A sorte acompanhou-me, já que o combóio para Lisboa também chegou sem atraso. Já os funcionários da limpeza correm para os seus 15 minutos de esforço contra os apressados que, prontamente, se queiram instalar (um deles, natural frequentador da esplanada da espelunca, sempre com voraz prazer em gritar-lhes que esperem), já os passageiros acabados de desembarcar invadem o balcão climatizado da espelunca. É com demasiado desagrado que peço a chave neste bulício antes de poder rumar à estufa de vidro com vista, mas sem acesso às linhas 4, 5 e 6: uma esplanada interior, vazia, com porta aberta para o cais, a saída inutilizada com fitas, a casa de banho cerrada. Poucos minutos depois, estou, enfim, sentada no estofo verde à janela, regozijando-me pela bexiga vazia, com a antecipação do fresco em movimento, desta vez livre do suplício da espera na pedra ao sol a descer em Agosto.

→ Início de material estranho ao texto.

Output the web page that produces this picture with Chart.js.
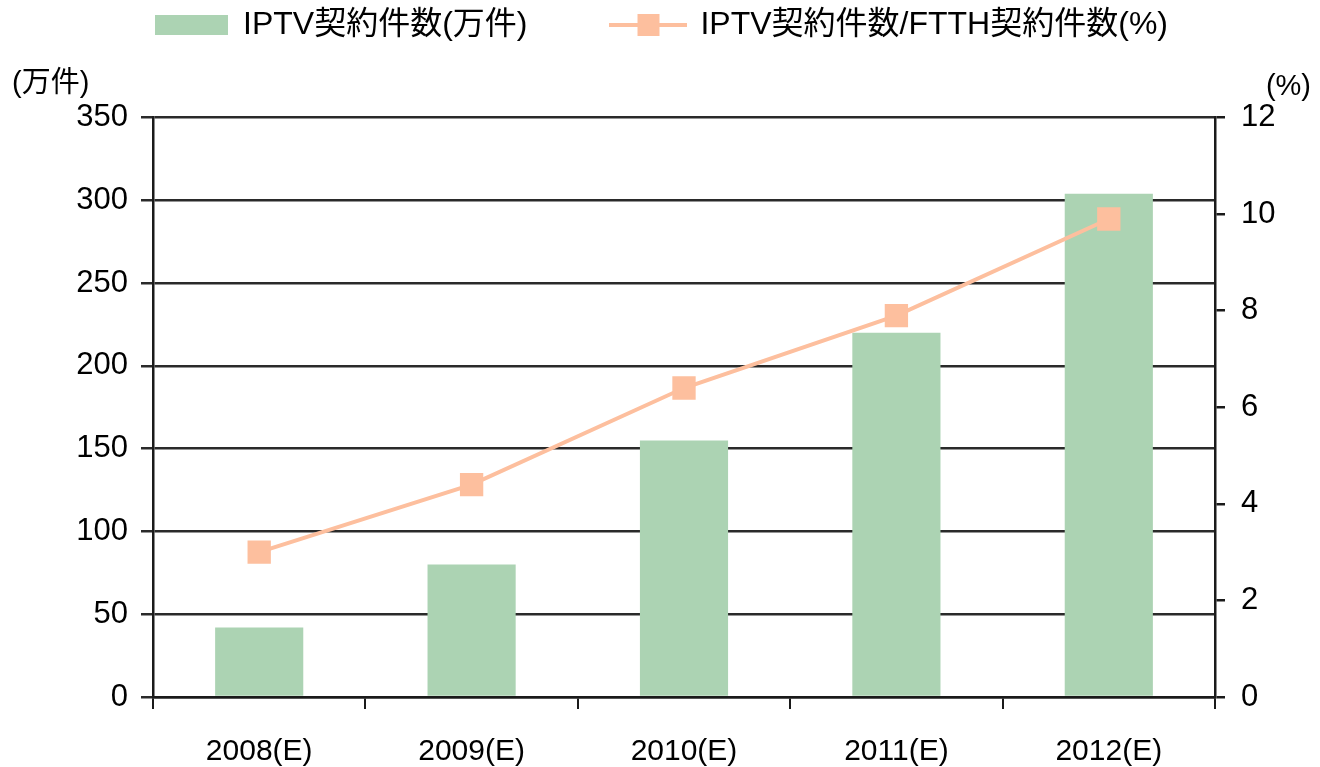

É também quando me lembro dos tampões e pensos higiénicos à discrição nas casas de banho de estabelecimentos comerciais, em Berlim, ou da abundância dos antigos chafarizes públicos e da gratuidade dos lavabos e copos de água - quando estes, na Lisboa da minha infância, não se negavam a ninguém -, que apalpo a distância que passou. É triste a expressão da transformação revelar-se tanto mais no imperativo de crescimento de algumas economias que na da garantia de direitos humanos básicos, entre outros.
Faltam-me uma aula teórica e 15 práticas.